Sarah, 39 ans, foulard bleu et lunettes, sort avec deux lourds cabas du salon de coiffure « F. Rocher », transformé pour l’occasion en dépôt de fruits et légumes dans le cadre de l’opération « Adopte un maraîcher ».

« J’étais enchantée de découvrir cette initiative. C’était un choc d’apprendre que les marchés ne pouvaient plus se tenir car je ne vois pas en quoi il y a plus de risque de se faire contaminer sur un marché en plein air que dans un hypermarché », remarque-t-elle, en montrant ses provisions de poireaux, oignons, choux fleurs et persil.

Le 27 mars, à la suite des annonces du Premier ministre, le préfet du Maine-et-Loire René Bidal a interdit les marchés alimentaires dans les grandes villes du département, estimant que « la promiscuité des chalands sur les lieux publics ouverts » y était « difficile à contrôler et à interdire ».

La municipalité d’Angers a alors contacté des commerçants pour leur proposer d’ouvrir leurs boutiques et d’accueillir des producteurs locaux. Une trentaine de volaillers, crémiers ou maraîchers participent désormais à l’opération. « On invente des formes de circuits courts, de lieux de proximité qui permettent à la fois aux producteurs de pouvoir survivre et aux Angevins d’avoir des alternatives », explique le maire d’Angers Christophe Béchu.

Asperges et tireuses à bière font bon ménage ! 

Pour Jules Viémont, 30 ans, la transition a été aisée. « Une cliente est venue nous proposer son salon de coiffure pour qu’on puisse vendre nos légumes », explique-t-il, la bouche cachée par un masque en forme de bec de canard.

En ce mercredi matin, le salon, situé à seulement quelques centaines de mètres de la place du marché, ne désemplit pas: une queue d’une vingtaine de personnes s’étend le long du trottoir. « Aujourd’hui, on aura vu le nombre de clients qu’on voit sur un marché habituel », se félicite-t-il. « Tout le monde est ravi de pouvoir aider les agriculteurs. Il y a un côté militant de nos clients qui préfèrent venir nous voir qu’aller dans une grande surface », dit-il.

Le réaménagement du salon de coiffure a demandé un peu de travail. Des cagettes de céleris raves sont stockés entre des lavabos et des fauteuils. Mais les gestes barrières sont respectés avec pas plus de trois clients à la fois dans la boutique.

Même chamboulement au bar La Civette, où des œufs et des étals de pommes et d’asperges s’alignent devant les tireuses à bière. « C’est de mon devoir de pouvoir aider », explique le propriétaire Pierrick Mardelay, 47 ans, qui ouvre son établissement « gracieusement » deux jours par semaine et en profite pour vendre quelques paquets de cigarettes.

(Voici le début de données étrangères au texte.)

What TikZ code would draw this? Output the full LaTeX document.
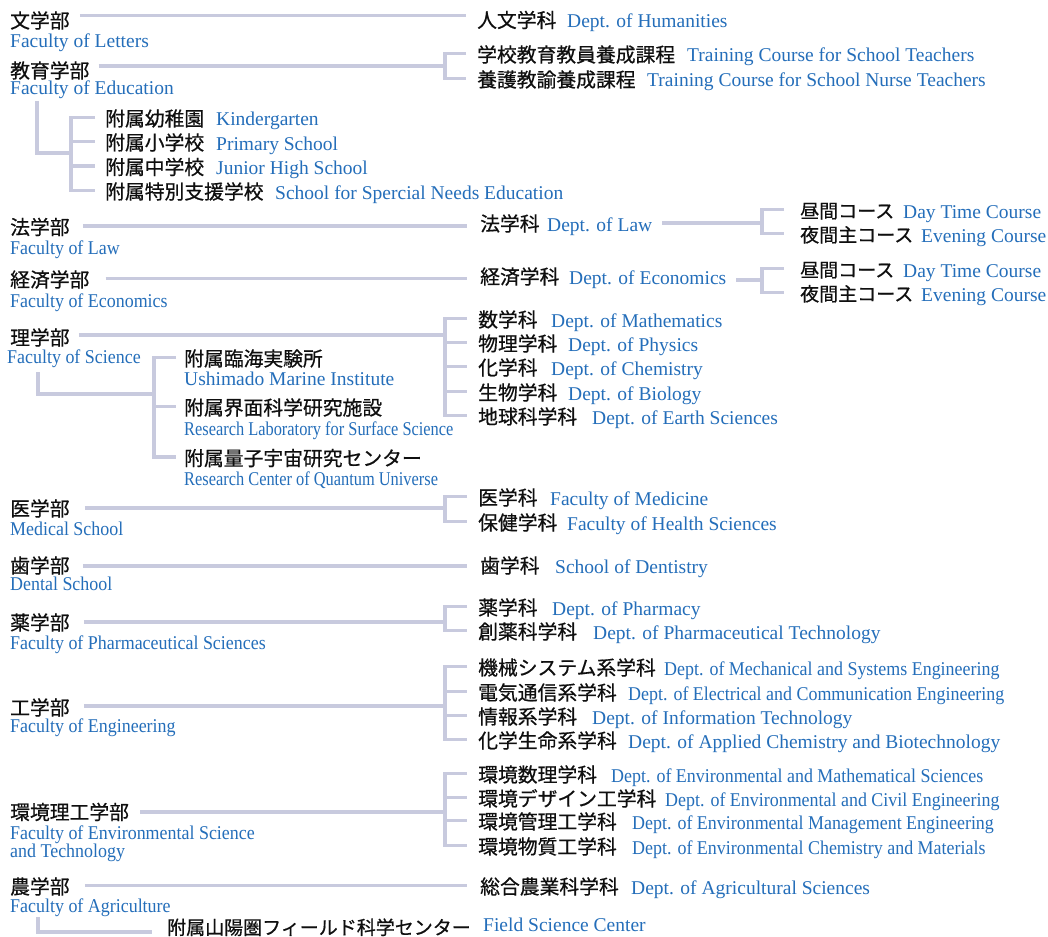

« Sans ça, on aurait mis la tête sous l’eau », reconnaît Cindy Botto, 22 ans, exploitante des Vergers de Séné, qui dit avoir été « super bien accueillie » par le gérant du bar.

Les clients arrivent au compte-goutte dans cette rue piétonne où la plupart des boutiques sont fermées. Lors de la première journée, une trentaine de personnes ont fait de déplacement contre « au moins 200 » sur un marché ordinaire. « Parmi nos habitués, on a beaucoup de personnes âgées, il y en a que je n’ai pas revues depuis le confinement », explique Cindy.

Jean-Pierre Gérigné, 61 ans, l’ancien exploitant en passation d’activité, qui écume les marchés depuis quatre décennies, n’en revient pas de cette « situation inédite ». « J’étais loin de penser que pour ma dernière saison, j’allais vendre des pommes dans un café », lâche-t-il.